The rescuers’ work, and this documentary, was conducted entirely on mobile phones and bodycam. Gathering the volunteers, relatives’ desperate pleas for someone to rescue their aged relatives, the very identification of the addresses where they were sheltering — all were achieved (without any military or official backing) through mobile phones, Google maps, and translation apps.

For technophobes like me, this is a sobering eye-opener, a movingly positive work by something that I instinctively class negatively. The rescues are all recorded on bodycams; the footage is then broadcast to raise support and funding to buy vehicles and equipment. We watched, as it were, over the shoulder of Mr Parry’s grieving parents, who were forcing themselves to view the footage to get closer to their son’s incredible bravery, foolhardiness, and commitment to people (he evacuated more than 400) with whom he had no connection whatsoever.

Despite falling in love with a lovely Ukrainian, he grew bolder and rasher: when the vile Wagner Group released his bullet-ridden body, they insisted that he was a foreign mercenary. The banality of shattered housing estates, tower blocks blitzed to smithereens, searingly depicted the worst that human beings can do to each other, redeemed by the very best.

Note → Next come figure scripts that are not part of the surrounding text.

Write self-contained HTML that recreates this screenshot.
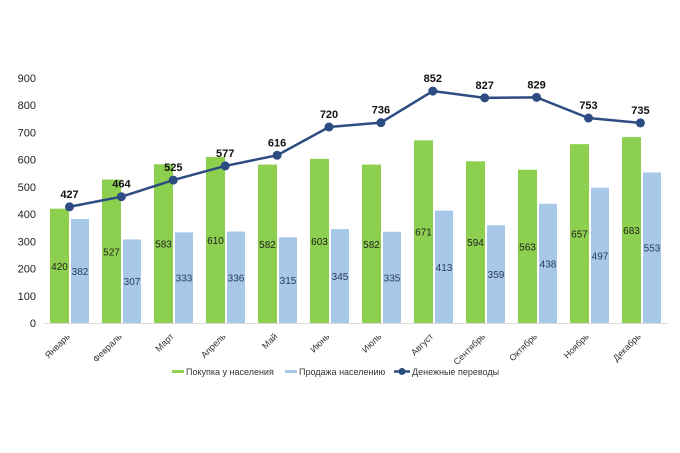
<!DOCTYPE html><html><head><meta charset="utf-8"><style>body{margin:0;background:#fff}svg{display:block;font-family:"Liberation Sans",sans-serif}</style></head><body>
<svg width="680" height="453" viewBox="0 0 680 453" xmlns="http://www.w3.org/2000/svg">
<g id="c"></g>
<script>
var g=document.getElementById('c'),ns='http://www.w3.org/2000/svg';
function el(t,a,txt){var e=document.createElementNS(ns,t);for(var k in a)e.setAttribute(k,a[k]);if(txt!=null)e.textContent=txt;g.appendChild(e);return e;}
var Y=function(v){return 323-v*245/900;};
for(var v=0;v<=900;v+=100)el('text',{x:36,y:Y(v)+4,'font-size':11,fill:'#222','text-anchor':'end'},v);
el('line',{x1:45,y1:323.5,x2:668,y2:323.5,stroke:'#d9d9d9'});
var m=['Январь','Февраль','Март','Апрель','Май','Июнь','Июль','Август','Сентябрь','Октябрь','Ноябрь','Декабрь'];
var a=[420,527,583,610,582,603,582,671,594,563,657,683],b=[382,307,333,336,315,345,335,413,359,438,497,553],c=[427,464,525,577,616,720,736,852,827,829,753,735];
var pts=[];
for(var i=0;i<12;i++){var gx=50+52*i,bx=71+52*i;
el('rect',{x:gx,y:Y(a[i]),width:19,height:323-Y(a[i]),fill:'#8dcf4f'});
el('rect',{x:bx,y:Y(b[i]),width:18,height:323-Y(b[i]),fill:'#a7c8e9'});
el('text',{x:gx+9.5,y:(Y(a[i])+323)/2+4,'font-size':10,fill:'#222','text-anchor':'middle'},a[i]);
el('text',{x:bx+9,y:(Y(b[i])+323)/2+4,'font-size':10,fill:'#2a3a5a','text-anchor':'middle'},b[i]);
var cx=69.5+51.9*i;pts.push(cx+','+Y(c[i]));
el('text',{x:cx+1,y:337,'font-size':9,fill:'#333','text-anchor':'end',transform:'rotate(-45 '+(cx+1)+' 337)'},m[i]);}
el('polyline',{points:pts.join(' '),fill:'none',stroke:'#2d4c82','stroke-width':2.5});
for(var i=0;i<12;i++){var cx=69.5+51.9*i;el('circle',{cx:cx,cy:Y(c[i]),r:4.5,fill:'#2d4c82'});
el('text',{x:cx,y:Y(c[i])-9,'font-size':11,'font-weight':'bold',fill:'#111','text-anchor':'middle'},c[i]);}
el('rect',{x:172,y:370,width:12,height:3,fill:'#8dcf4f'});
el('text',{x:186,y:375,'font-size':9,fill:'#333'},'Покупка у населения');
el('rect',{x:285,y:370,width:12,height:3,fill:'#a7c8e9'});
el('text',{x:299,y:375,'font-size':9,fill:'#333'},'Продажа населению');
el('line',{x1:394,y1:371.5,x2:410,y2:371.5,stroke:'#2d4c82','stroke-width':2.5});
el('circle',{cx:402,cy:371.5,r:3.5,fill:'#2d4c82'});
el('text',{x:412,y:375,'font-size':9,fill:'#333'},'Денежные переводы');
</script>
</svg></body></html>
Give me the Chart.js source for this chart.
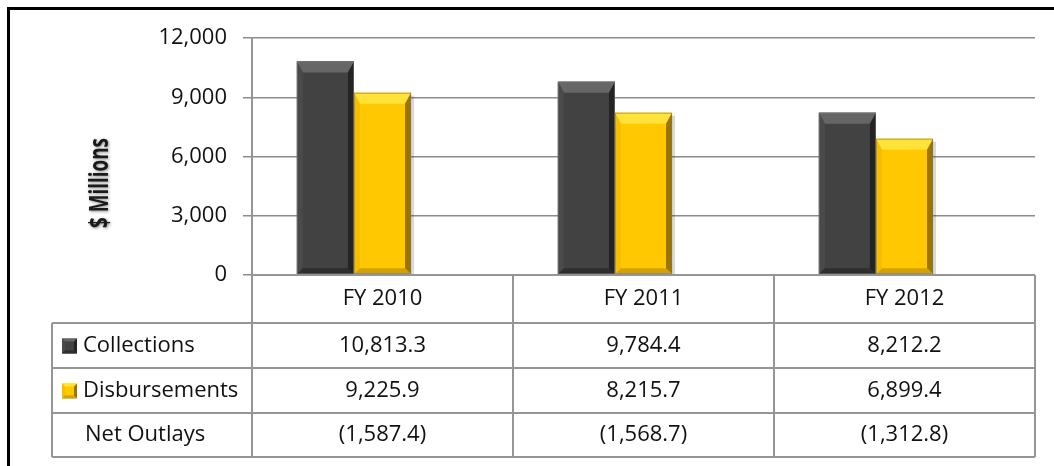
<!DOCTYPE html>
<html>
<head>
<meta charset="utf-8">
<script src="https://cdn.jsdelivr.net/npm/chart.js@4.4.1/dist/chart.umd.min.js"></script>
<style>
  html, body { margin: 0; padding: 0; background: #fff; }
</style>
</head>
<body>
<canvas id="grafico" width="1054" height="466"></canvas>
<script>
// values in $ millions, one entry per fiscal year
const anos = ['FY 2010', 'FY 2011', 'FY 2012'];
const collections = [10813.3, 9784.4, 8212.2];
const disbursements = [9225.9, 8215.7, 6899.4];
const netOutlays = [-1587.4, -1568.7, -1312.8];
const series = ['Collections', 'Disbursements', 'Net Outlays'];

const FONTE = '"Open Sans", "Noto Sans", sans-serif';
const LINHA = '#959595';

// 10813.3 -> "10,813.3", negatives go in parentheses
function formataValor(valor) {
    const partes = Math.abs(valor).toFixed(1).split('.');
    const texto = partes[0].replace(/\B(?=(\d{3})+(?!\d))/g, ',') + '.' + partes[1];
    return valor < 0 ? '(' + texto + ')' : texto;
}

const coresBarra = {
    dark: { base: '#424242', topo: '#666666', esq: '#4a4a4a', dir: '#242424', baixo: '#2e2e2e' },
    gold: { base: '#ffc800', topo: '#ffe23a', esq: '#f5bf00', dir: '#9c7400', baixo: '#d3a200' }
};

function poligono(ctx, pontos, cor) {
    ctx.beginPath();
    ctx.moveTo(pontos[0][0], pontos[0][1]);
    for (let i = 1; i < pontos.length; i++) ctx.lineTo(pontos[i][0], pontos[i][1]);
    ctx.closePath();
    ctx.fillStyle = cor;
    ctx.fill();
}

// bevelled block: flat face plus four sloped edges
function chanfro(ctx, x0, y0, x1, y1, cores, bt, bs) {
    bt = Math.min(bt, (y1 - y0) / 2);
    bs = Math.min(bs, (x1 - x0) / 3);
    poligono(ctx, [[x0, y0], [x1, y0], [x1, y1], [x0, y1]], cores.base);
    poligono(ctx, [[x0, y0], [x1, y0], [x1 - bs, y0 + bt], [x0 + bs, y0 + bt]], cores.topo);
    poligono(ctx, [[x0, y0], [x0 + bs, y0 + bt], [x0 + bs, y1 - bs], [x0, y1]], cores.esq);
    poligono(ctx, [[x1, y0], [x1, y1], [x1 - bs, y1 - bs], [x1 - bs, y0 + bt]], cores.dir);
    poligono(ctx, [[x0, y1], [x0 + bs, y1 - bs], [x1 - bs, y1 - bs], [x1, y1]], cores.baixo);
}

const pluginQuadro = {
    id: 'quadro',
    beforeDraw(chart) {
        const ctx = chart.ctx;
        ctx.save();
        ctx.fillStyle = '#fff';
        ctx.fillRect(0, 0, chart.width, chart.height);
        // outer frame, only left and top edges fall inside the canvas
        ctx.strokeStyle = '#000';
        ctx.lineWidth = 3;
        ctx.beginPath();
        ctx.moveTo(8.5, chart.height);
        ctx.lineTo(8.5, 8.5);
        ctx.lineTo(chart.width, 8.5);
        ctx.stroke();
        ctx.restore();
    },
    afterDatasetsDraw(chart) {
        const ctx = chart.ctx;
        ctx.save();
        ctx.beginPath();
        ctx.rect(chart.chartArea.left, chart.chartArea.top, chart.chartArea.right - chart.chartArea.left, chart.chartArea.bottom - chart.chartArea.top);
        ctx.clip();
        [0, 1].forEach(d => {
            const cores = d === 0 ? coresBarra.dark : coresBarra.gold;
            chart.getDatasetMeta(d).data.forEach(bar => {
                const p = bar.getProps(['x', 'y', 'base', 'width'], true);
                const x0 = p.x - p.width / 2, x1 = p.x + p.width / 2;
                if (d === 1) {
                    // soft shadow on the right of the gold bars
                    ctx.fillStyle = 'rgba(0,0,0,0.15)';
                    ctx.fillRect(x1, p.y + 3, 3, p.base - p.y - 3);
                }
                chanfro(ctx, x0, p.y, x1, p.base, cores, 11, 6);
                ctx.strokeStyle = 'rgba(120,120,120,0.6)';
                ctx.lineWidth = 1;
                ctx.strokeRect(x0 + 0.5, p.y + 0.5, x1 - x0 - 1, p.base - p.y - 1);
            });
        });
        ctx.restore();
    },
    afterDraw(chart) {
        const ctx = chart.ctx;
        const area = chart.chartArea;
        const xScale = chart.scales.x;
        const col = (area.right - area.left) / anos.length;
        const esquerda = 52;
        const linhas = [area.bottom, area.bottom + 48, area.bottom + 93, area.bottom + 138, area.bottom + 182];

        ctx.save();
        ctx.strokeStyle = LINHA;
        ctx.lineWidth = 2;
        ctx.beginPath();
        // y axis continues down through the table
        ctx.moveTo(area.left, area.top);
        ctx.lineTo(area.left, linhas[4]);
        for (let i = 1; i <= anos.length; i++) {
            const x = area.left + col * i;
            ctx.moveTo(x, linhas[0]);
            ctx.lineTo(x, linhas[4]);
        }
        ctx.moveTo(area.left, linhas[0]);
        ctx.lineTo(area.right, linhas[0]);
        for (let r = 1; r < linhas.length; r++) {
            ctx.moveTo(esquerda, linhas[r]);
            ctx.lineTo(area.right, linhas[r]);
        }
        ctx.moveTo(esquerda, linhas[1]);
        ctx.lineTo(esquerda, linhas[4]);
        ctx.stroke();

        ctx.fillStyle = '#111';
        ctx.font = '22px ' + FONTE;
        ctx.textBaseline = 'middle';
        ctx.textAlign = 'center';
        const valores = [collections, disbursements, netOutlays];
        anos.forEach((ano, i) => {
            const x = xScale.getPixelForValue(i);
            ctx.fillText(ano, x, (linhas[0] + linhas[1]) / 2);
            valores.forEach((serie, r) => {
                ctx.fillText(formataValor(serie[i]), x, (linhas[r + 1] + linhas[r + 2]) / 2);
            });
        });

        // row headers with the small series keys
        ctx.textAlign = 'left';
        series.forEach((nome, r) => {
            const y = (linhas[r + 1] + linhas[r + 2]) / 2;
            if (r < 2) {
                chanfro(ctx, 62, y - 7, 77, y + 8, r === 0 ? coresBarra.dark : coresBarra.gold, 3, 3);
                ctx.fillStyle = '#111';
                ctx.fillText(nome, 83, y);
            } else {
                ctx.fillText(nome, 85, y);
            }
        });

        // rotated axis title, narrow and slightly soft
        ctx.save();
        ctx.translate(100, 183);
        ctx.rotate(-Math.PI / 2);
        ctx.font = 'bold 27px ' + FONTE;
        const largura = ctx.measureText('$ Millions').width;
        ctx.scale(90 / largura, 1);
        ctx.textAlign = 'center';
        ctx.filter = 'blur(0.7px)';
        ctx.shadowColor = 'rgba(0,0,0,0.45)';
        ctx.shadowBlur = 3;
        ctx.shadowOffsetX = 1;
        ctx.shadowOffsetY = 1;
        ctx.fillStyle = '#1a1a1a';
        ctx.fillText('$ Millions', 0, 0);
        ctx.restore();
        ctx.restore();
    }
};

const grafico = new Chart(document.getElementById('grafico'), {
    type: 'bar',
    data: {
        labels: anos,
        datasets: [
            { label: series[0], data: collections, backgroundColor: coresBarra.dark.base },
            { label: series[1], data: disbursements, backgroundColor: coresBarra.gold.base },
            { label: series[2], data: netOutlays, backgroundColor: 'rgba(0,0,0,0)' }
        ]
    },
    options: {
        responsive: false,
        animation: false,
        datasets: { bar: { categoryPercentage: 0.656, barPercentage: 1 } },
        layout: { padding: { top: 38, right: 19, bottom: 191, left: 0 } },
        plugins: { legend: { display: false }, tooltip: { enabled: false } },
        scales: {
            x: { display: false },
            y: {
                min: 0,
                max: 12000,
                ticks: {
                    stepSize: 3000,
                    padding: 16,
                    color: '#111',
                    font: { family: FONTE, size: 22 },
                    callback: v => v.toLocaleString('en-US')
                },
                grid: { color: '#8c8c8c', lineWidth: 1.5, tickLength: 9 },
                border: { color: LINHA, width: 2 },
                afterFit(scale) { scale.width = 252; }
            }
        }
    },
    plugins: [pluginQuadro]
});
</script>
</body>
</html>
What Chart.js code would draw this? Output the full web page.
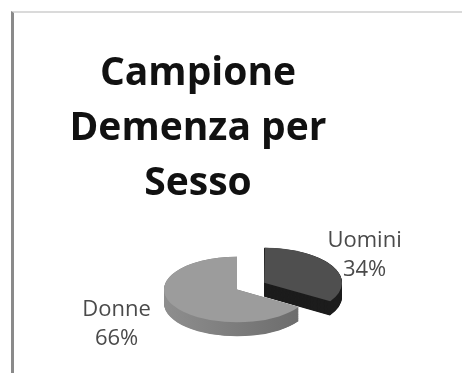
<!DOCTYPE html>
<html>
<head>
<meta charset="utf-8">
<script src="https://cdn.jsdelivr.net/npm/chart.js@4.4.1/dist/chart.umd.min.js"></script>
<style>
  html, body { margin: 0; padding: 0; background: #fff; }
  #wrap { position: relative; width: 462px; height: 373px; overflow: hidden; }
  #frame {
    position: absolute; left: 11px; top: 11px; right: -4px; bottom: -4px;
    border-left: 3px solid #8a8a8a; border-top: 2px solid #dadada;
  }
  canvas { position: absolute; left: 0; top: 0; }
</style>
</head>
<body>
<div id="wrap">
  <div id="frame"></div>
  <canvas id="pieChart" width="462" height="373"></canvas>
</div>
<script>
var categories = ['Uomini', 'Donne'];
var shares     = [34, 66];
var titleLines = ['Campione', 'Demenza per', 'Sesso'];

var topColors  = ['#4f4f4f', '#9c9c9c'];
var sideColors = ['#1d1d1d', null];   // null -> shaded gradient

var TILT  = 0.45;  // vertical squash of the disc
var DEPTH = 14;    // disc thickness in px
var LABEL_GAP = 53;
var LABEL_SHIFT_X = -10;

// outline of one slice, same geometry the arc element uses when it draws
function slicePath(ctx, arc, dy) {
    var p    = arc.getProps(['x', 'y', 'startAngle', 'endAngle', 'outerRadius', 'circumference']);
    var off  = (arc.options.offset || 0) / 4;
    var half = (p.startAngle + p.endAngle) / 2;
    var fix  = 1 - Math.sin(Math.min(Math.PI, p.circumference || 0));
    var ox   = p.x + Math.cos(half) * off;
    var oy   = p.y + Math.sin(half) * off + dy;
    ctx.beginPath();
    ctx.moveTo(ox, oy);
    ctx.arc(ox, oy, p.outerRadius + off * fix, p.startAngle, p.endAngle);
    ctx.closePath();
}

var pie3d = {
    id: 'pie3d',
    beforeDatasetsDraw: function(chart) {
        var ctx  = chart.ctx;
        var arcs = chart.getDatasetMeta(0).data;
        var cx   = arcs[0].x, cy = arcs[0].y, r = arcs[0].outerRadius;

        var grad = ctx.createLinearGradient(cx - r, 0, cx + r, 0);
        grad.addColorStop(0, '#8e8e8e');
        grad.addColorStop(1, '#6a6a6a');

        ctx.save();
        ctx.translate(0, cy);
        ctx.scale(1, TILT);
        ctx.translate(0, -cy);

        // walls of the disc, stacked from the bottom up
        for (var d = DEPTH / TILT; d > 0; d -= 1) {
            arcs.forEach(function(arc, i) {
                ctx.fillStyle = sideColors[i] || grad;
                slicePath(ctx, arc, d);
                ctx.fill();
            });
        }
    },
    afterDatasetsDraw: function(chart) {
        chart.ctx.restore();
    },
    afterDraw: function(chart) {
        var ctx  = chart.ctx;
        var arcs = chart.getDatasetMeta(0).data;
        var cy   = arcs[0].y;

        ctx.save();
        ctx.fillStyle = '#111';
        ctx.textAlign = 'center';
        ctx.textBaseline = 'alphabetic';
        ctx.font = 'bold 39px "Open Sans"';
        titleLines.forEach(function(line, i) {
            ctx.fillText(line, 198, 85 + i * 55);
        });

        // data labels outside each slice
        ctx.font = '22px "Open Sans"';
        ctx.fillStyle = '#4a4a4a';
        ctx.textBaseline = 'middle';
        var total = shares.reduce(function(a, b) { return a + b; }, 0);
        arcs.forEach(function(arc, i) {
            var half = (arc.startAngle + arc.endAngle) / 2;
            var dist = (arc.options.offset || 0) / 4 + arc.outerRadius + LABEL_GAP;
            var x = arc.x + Math.cos(half) * dist + LABEL_SHIFT_X;
            var y = cy + Math.sin(half) * dist * TILT;
            if (Math.sin(half) > 0) y += DEPTH / 2;
            var pct = Math.round(shares[i] / total * 100) + '%';
            ctx.fillText(categories[i], x, y - 14.5);
            ctx.fillText(pct, x, y + 14.5);
        });
        ctx.restore();
    }
};

new Chart(document.getElementById('pieChart'), {
    type: 'pie',
    data: {
        labels: categories,
        datasets: [{
            data: shares,
            backgroundColor: topColors,
            hoverBackgroundColor: topColors,
            borderWidth: 0,
            offset: [124, 0],
            clip: false
        }]
    },
    options: {
        responsive: false,
        animation: false,
        events: [],
        radius: 73,
        layout: { padding: { left: 12, right: 0, top: 206, bottom: 0 } },
        plugins: {
            legend: { display: false },
            tooltip: { enabled: false },
            title: { display: false }
        }
    },
    plugins: [pie3d]
});
</script>
</body>
</html>
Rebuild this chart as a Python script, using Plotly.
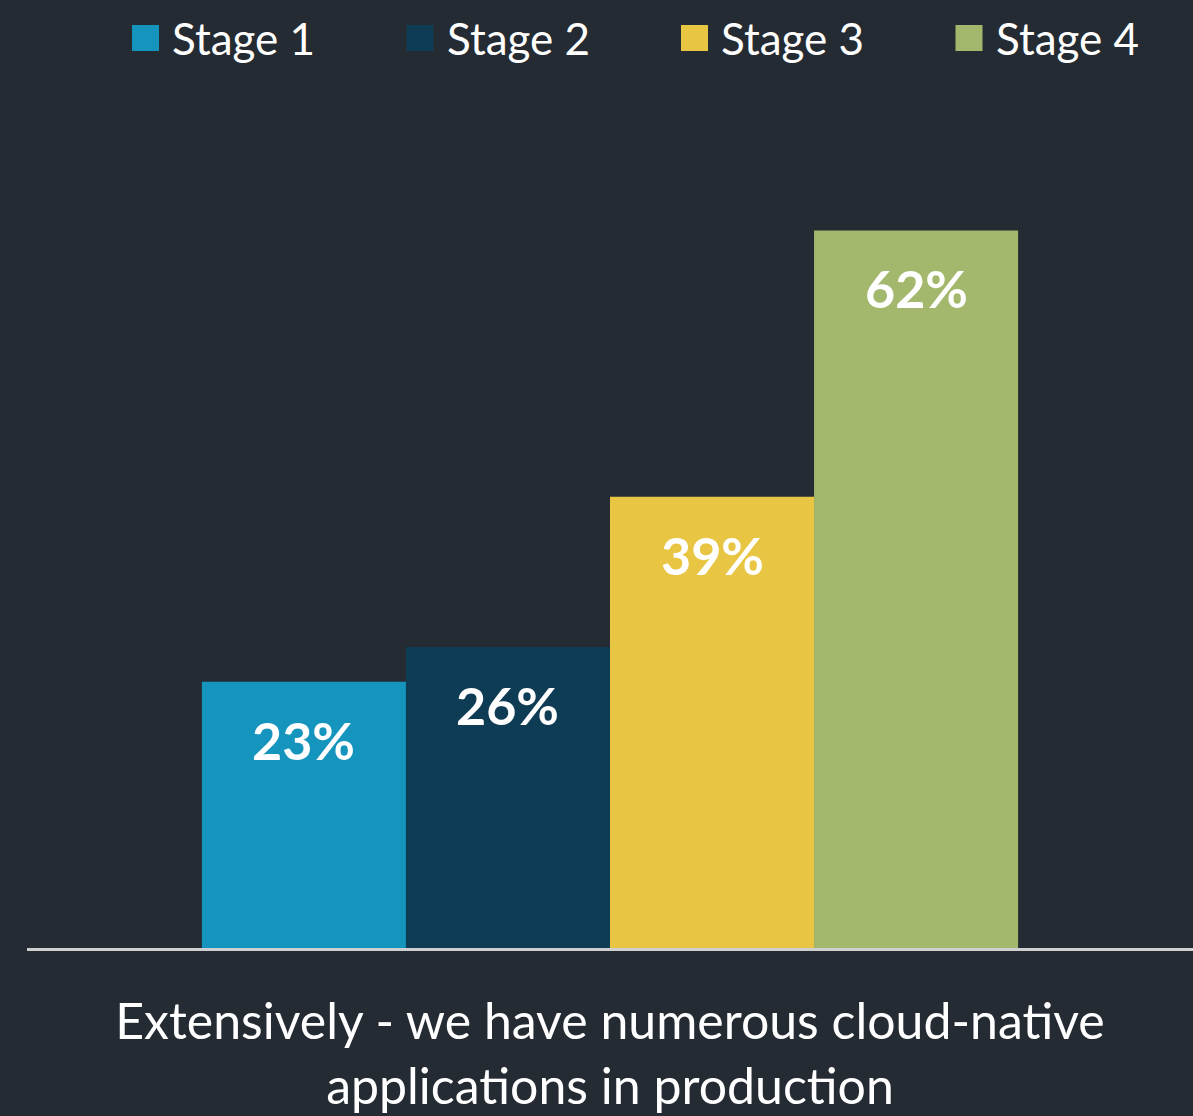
import plotly.graph_objects as go

# data
category = "Extensively - we have numerous cloud-native<br>applications in production"
stages = ["Stage 1", "Stage 2", "Stage 3", "Stage 4"]
values = [23, 26, 39, 62]
colors = ["#1594bd", "#0e3c55", "#e8c644", "#a3b86c"]

BG = "#252b33"
FONT = "Lato, Noto Sans, sans-serif"
W, H = 1193, 1116
M_L, M_R, M_T, M_B = 27, 0, 80, 168
BARGAP = 0.3

fig = go.Figure()
for name, val, col in zip(stages, values, colors):
    fig.add_trace(go.Bar(
        x=[category], y=[val], name=name,
        marker=dict(color=col, line=dict(width=0)),
        showlegend=False,
    ))

# value labels inside bars, near the top
n = len(stages)
bw = (1 - BARGAP) / n
for i, val in enumerate(values):
    fig.add_annotation(
        x=-(1 - BARGAP) / 2 + (i + 0.5) * bw, y=val, xref="x", yref="y",
        text=f"<b>{val}%</b>", showarrow=False,
        yanchor="middle", yshift=-58,
        font=dict(family=FONT, size=52, color="white"),
    )

# custom legend (big squares like the original)
pw, ph = W - M_L - M_R, H - M_T - M_B
def px_x(p):
    return (p - M_L) / pw
def px_y(p):
    return (H - M_B - p) / ph

for i, (name, col) in enumerate(zip(stages, colors)):
    x0 = 132 + i * 274.5
    fig.add_shape(type="rect", xref="paper", yref="paper",
                  x0=px_x(x0), x1=px_x(x0 + 27), y0=px_y(51), y1=px_y(25),
                  fillcolor=col, line=dict(width=0))
    fig.add_annotation(x=px_x(x0 + 38), y=px_y(38), xref="paper", yref="paper",
                       xanchor="left", yanchor="middle", showarrow=False,
                       text=name, font=dict(family=FONT, size=44, color="white"))

fig.update_layout(
    width=W, height=H,
    paper_bgcolor=BG, plot_bgcolor=BG,
    barmode="group", bargap=BARGAP, bargroupgap=0,
    margin=dict(l=M_L, r=M_R, t=M_T, b=M_B),
    font=dict(family=FONT, color="white"),
    xaxis=dict(
        showline=True, linecolor="#cfcfcf", linewidth=3,
        showgrid=False, zeroline=False, ticks="",
        tickfont=dict(family=FONT, size=50, color="white"),
        ticklabelstandoff=28,
    ),
    yaxis=dict(range=[0, 75], visible=False, showgrid=False, zeroline=False),
)

fig.write_html(
    "out.html",
    config={"displayModeBar": False},
    post_script="document.body.style.margin='0';document.body.style.background='%s';" % BG,
)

Acting leached into real life for Will Mellor: his role in the docudrama depicting the Post Office scandal (TV, 12 January) so affected him that, as Surviving the Post Office (BBC1, Monday of last week) demonstrated, he now supports and fights for its victims. Appallingly, the suffering continues: the guilt, the shame, the anger, the burdens carried by spouses and children ostracised by communities and vilified by local media. But did you know that sub-postmasters must still use Horizon, still registering errors, if usually writing them off: so far, there’s no alternative.

My stepdaughter champions Netflix’s series America’s Sweethearts, saying that it has profound theological content. Fervently believing that “God is in control of this whole process” may not be an entirely appropriate credal statement to describe auditioning for the Dallas Cowboys football teams’ immaculate cheerleaders — a queasy blend of erotic stimulus and apple-pie wholesomeness — but their skill and enthusiasm could be just what is needed to revive your liturgical dance group.